--- Supplied material ---

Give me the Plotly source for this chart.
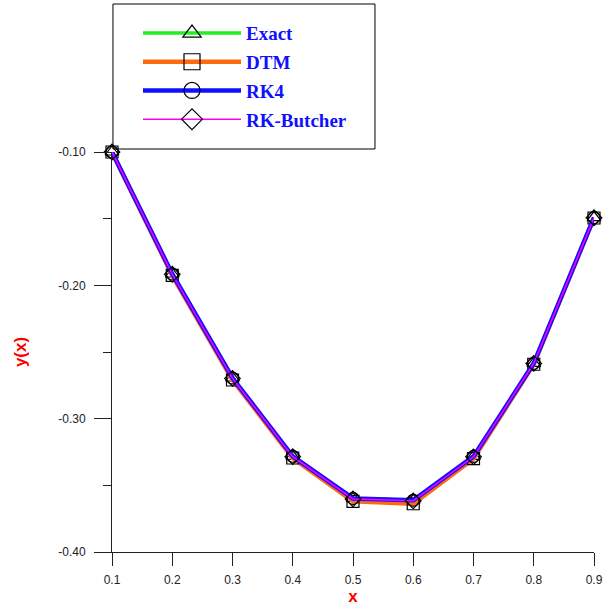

---
--- Supplied material ---

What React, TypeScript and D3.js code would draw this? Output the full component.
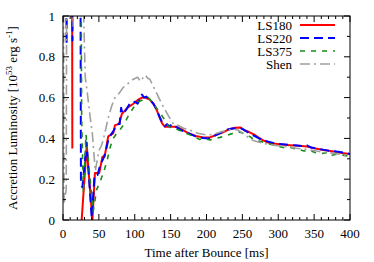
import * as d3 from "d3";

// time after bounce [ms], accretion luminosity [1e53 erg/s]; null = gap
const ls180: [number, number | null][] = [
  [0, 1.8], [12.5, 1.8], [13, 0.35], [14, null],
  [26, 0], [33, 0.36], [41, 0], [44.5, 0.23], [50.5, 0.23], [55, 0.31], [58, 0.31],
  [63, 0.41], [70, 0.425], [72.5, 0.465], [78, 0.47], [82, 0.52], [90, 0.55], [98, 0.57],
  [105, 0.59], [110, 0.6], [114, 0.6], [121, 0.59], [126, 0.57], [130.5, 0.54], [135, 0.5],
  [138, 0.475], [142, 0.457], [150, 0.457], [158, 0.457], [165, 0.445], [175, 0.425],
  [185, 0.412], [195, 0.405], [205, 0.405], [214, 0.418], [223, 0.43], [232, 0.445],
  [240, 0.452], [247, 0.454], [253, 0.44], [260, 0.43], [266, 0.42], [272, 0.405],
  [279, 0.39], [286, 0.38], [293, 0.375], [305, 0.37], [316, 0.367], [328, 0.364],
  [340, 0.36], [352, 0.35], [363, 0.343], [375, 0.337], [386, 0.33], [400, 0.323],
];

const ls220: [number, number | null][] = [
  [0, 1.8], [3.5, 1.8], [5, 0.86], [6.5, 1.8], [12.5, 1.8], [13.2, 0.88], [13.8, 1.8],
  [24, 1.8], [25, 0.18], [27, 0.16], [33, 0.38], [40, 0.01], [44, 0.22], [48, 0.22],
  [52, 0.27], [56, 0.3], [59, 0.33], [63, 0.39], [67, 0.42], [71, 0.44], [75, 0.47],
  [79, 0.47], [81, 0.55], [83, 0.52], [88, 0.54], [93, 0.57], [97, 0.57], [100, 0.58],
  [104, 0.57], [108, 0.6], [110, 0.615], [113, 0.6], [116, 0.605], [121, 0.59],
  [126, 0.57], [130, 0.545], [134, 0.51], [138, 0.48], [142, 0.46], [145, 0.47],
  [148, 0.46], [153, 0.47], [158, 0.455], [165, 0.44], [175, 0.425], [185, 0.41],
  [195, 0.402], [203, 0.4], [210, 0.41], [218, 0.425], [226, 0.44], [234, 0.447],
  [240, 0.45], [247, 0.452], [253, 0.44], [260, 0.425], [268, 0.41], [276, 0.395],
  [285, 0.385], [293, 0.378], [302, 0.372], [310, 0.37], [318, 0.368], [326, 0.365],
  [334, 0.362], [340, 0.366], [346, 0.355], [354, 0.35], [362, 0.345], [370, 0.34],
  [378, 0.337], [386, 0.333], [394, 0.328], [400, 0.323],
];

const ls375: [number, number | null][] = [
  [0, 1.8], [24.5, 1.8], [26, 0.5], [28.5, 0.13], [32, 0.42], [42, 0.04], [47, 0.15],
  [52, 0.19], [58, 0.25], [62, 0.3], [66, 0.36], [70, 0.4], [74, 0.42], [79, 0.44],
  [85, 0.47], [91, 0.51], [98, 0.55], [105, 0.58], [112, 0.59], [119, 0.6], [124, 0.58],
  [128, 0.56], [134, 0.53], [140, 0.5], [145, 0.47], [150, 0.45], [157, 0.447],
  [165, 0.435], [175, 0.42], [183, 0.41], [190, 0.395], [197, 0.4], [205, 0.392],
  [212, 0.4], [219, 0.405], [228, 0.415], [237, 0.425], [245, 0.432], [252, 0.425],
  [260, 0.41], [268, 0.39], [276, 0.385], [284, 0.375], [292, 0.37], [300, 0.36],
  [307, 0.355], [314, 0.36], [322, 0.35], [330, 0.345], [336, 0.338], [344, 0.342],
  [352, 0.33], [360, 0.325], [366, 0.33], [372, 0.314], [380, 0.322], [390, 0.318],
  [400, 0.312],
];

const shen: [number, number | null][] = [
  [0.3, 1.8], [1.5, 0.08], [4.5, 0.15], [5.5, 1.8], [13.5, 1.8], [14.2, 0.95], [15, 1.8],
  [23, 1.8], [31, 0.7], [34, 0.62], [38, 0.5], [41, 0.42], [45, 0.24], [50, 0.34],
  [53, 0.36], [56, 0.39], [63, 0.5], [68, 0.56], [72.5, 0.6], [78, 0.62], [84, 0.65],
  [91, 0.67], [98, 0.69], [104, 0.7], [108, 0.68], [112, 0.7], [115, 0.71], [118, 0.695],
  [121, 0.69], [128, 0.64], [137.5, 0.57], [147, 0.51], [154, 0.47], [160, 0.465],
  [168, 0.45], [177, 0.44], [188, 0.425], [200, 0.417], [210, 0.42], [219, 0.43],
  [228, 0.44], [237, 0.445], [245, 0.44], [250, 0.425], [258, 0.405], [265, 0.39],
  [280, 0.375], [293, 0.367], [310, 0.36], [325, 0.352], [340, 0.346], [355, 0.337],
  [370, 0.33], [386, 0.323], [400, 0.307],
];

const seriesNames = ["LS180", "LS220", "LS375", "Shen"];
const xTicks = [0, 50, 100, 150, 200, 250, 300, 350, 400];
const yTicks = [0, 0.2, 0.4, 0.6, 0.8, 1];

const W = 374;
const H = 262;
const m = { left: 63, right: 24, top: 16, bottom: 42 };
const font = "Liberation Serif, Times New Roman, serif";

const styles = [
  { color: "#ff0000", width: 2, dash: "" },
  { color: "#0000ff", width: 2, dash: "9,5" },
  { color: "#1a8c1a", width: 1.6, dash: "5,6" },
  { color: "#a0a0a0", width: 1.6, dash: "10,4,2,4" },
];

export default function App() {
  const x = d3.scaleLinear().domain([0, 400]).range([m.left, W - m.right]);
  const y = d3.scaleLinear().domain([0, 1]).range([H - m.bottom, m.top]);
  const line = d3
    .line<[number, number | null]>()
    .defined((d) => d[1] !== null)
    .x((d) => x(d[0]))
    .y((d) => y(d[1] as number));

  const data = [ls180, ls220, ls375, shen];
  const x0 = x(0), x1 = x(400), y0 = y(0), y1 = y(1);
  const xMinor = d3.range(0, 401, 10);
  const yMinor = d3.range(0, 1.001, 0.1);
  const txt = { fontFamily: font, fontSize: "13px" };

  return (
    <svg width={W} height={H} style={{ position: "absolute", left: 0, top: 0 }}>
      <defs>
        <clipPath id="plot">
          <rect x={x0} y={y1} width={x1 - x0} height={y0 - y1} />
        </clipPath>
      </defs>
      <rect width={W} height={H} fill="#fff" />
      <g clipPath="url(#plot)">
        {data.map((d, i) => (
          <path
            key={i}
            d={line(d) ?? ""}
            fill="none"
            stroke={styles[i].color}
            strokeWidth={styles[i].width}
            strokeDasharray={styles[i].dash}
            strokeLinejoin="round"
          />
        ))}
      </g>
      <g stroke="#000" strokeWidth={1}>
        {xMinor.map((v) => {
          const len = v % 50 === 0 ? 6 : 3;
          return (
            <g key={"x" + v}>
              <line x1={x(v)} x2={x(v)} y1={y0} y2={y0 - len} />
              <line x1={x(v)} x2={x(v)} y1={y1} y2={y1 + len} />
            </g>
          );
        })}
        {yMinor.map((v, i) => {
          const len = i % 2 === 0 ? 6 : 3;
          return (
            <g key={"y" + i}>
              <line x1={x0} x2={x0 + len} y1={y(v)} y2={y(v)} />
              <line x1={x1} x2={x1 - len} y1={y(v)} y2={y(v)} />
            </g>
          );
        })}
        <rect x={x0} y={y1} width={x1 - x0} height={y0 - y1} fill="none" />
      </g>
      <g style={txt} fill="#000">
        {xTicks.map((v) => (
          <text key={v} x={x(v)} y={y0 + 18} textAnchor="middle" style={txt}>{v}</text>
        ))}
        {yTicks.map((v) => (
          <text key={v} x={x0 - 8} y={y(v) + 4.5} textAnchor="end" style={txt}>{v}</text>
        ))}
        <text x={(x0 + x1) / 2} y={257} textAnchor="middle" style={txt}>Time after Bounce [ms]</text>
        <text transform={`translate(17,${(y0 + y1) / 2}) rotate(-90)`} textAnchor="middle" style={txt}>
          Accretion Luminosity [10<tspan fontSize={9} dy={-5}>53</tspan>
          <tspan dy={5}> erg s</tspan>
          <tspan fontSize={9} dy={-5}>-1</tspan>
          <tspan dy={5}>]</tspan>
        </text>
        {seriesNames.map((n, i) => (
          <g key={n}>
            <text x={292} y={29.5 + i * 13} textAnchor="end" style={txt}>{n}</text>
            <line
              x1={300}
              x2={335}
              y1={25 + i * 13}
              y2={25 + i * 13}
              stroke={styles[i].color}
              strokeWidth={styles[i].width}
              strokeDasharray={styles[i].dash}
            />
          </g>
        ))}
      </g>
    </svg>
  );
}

---
--- Supplied material ---

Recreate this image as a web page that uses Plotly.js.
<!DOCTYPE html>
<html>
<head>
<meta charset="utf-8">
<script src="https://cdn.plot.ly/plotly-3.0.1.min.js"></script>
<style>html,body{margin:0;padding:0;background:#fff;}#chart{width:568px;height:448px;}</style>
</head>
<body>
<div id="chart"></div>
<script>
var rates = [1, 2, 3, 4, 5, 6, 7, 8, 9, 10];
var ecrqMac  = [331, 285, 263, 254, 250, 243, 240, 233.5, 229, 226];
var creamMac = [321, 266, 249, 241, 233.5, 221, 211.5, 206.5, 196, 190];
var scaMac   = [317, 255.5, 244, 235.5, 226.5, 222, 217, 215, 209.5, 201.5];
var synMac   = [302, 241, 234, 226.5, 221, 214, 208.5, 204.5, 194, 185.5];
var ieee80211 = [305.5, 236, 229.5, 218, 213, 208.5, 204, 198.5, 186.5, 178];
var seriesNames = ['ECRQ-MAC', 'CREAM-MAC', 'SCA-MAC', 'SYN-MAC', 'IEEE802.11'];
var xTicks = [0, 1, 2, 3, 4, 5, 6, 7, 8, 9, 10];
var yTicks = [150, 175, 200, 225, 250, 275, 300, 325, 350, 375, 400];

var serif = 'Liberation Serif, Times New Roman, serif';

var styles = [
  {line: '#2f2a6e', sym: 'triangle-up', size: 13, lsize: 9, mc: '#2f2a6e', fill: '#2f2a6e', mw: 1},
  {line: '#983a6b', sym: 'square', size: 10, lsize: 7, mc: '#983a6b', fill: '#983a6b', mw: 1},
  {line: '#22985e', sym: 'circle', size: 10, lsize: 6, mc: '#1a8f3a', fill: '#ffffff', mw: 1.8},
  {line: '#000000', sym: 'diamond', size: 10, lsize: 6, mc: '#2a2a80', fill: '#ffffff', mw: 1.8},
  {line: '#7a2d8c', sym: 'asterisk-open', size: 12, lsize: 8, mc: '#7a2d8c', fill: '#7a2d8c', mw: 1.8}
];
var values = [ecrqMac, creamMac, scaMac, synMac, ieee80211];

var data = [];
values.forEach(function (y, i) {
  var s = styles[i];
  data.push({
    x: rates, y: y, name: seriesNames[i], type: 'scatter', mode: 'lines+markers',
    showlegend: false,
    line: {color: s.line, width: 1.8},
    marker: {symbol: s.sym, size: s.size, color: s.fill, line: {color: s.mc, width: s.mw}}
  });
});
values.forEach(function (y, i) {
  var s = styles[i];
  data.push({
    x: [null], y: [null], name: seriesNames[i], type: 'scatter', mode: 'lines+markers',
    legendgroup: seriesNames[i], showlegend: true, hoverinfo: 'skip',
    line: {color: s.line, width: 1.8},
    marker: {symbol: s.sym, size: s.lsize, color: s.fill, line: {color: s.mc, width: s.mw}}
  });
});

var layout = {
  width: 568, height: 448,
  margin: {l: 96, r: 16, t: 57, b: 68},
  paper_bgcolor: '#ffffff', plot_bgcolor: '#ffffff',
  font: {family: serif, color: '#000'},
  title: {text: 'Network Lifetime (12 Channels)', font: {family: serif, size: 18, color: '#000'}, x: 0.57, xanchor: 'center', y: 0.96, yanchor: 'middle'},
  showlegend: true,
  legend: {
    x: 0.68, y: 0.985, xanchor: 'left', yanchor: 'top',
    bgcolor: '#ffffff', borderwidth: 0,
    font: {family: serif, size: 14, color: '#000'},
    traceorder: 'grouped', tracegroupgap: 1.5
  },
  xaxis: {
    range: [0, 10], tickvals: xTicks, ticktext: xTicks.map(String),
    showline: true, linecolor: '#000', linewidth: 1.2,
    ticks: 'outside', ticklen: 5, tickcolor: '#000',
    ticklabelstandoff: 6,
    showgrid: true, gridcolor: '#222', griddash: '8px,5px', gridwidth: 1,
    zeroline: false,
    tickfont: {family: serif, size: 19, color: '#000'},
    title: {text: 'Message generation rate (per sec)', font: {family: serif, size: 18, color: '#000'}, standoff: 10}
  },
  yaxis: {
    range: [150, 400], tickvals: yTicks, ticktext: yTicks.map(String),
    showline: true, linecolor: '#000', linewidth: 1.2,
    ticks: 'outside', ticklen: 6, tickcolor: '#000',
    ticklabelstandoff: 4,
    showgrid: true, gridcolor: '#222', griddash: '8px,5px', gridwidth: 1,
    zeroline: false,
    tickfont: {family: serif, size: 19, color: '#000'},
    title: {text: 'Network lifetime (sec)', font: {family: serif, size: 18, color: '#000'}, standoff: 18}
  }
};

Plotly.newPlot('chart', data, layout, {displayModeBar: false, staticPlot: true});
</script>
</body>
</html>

---

# Given task
Omit all pictures, and reproduce exactly the lines from the one holding "What React, TypeScript" through the one holding "import * as", both included.

# The response
What React, TypeScript and D3.js code would draw this? Output the full component.
import * as d3 from "d3";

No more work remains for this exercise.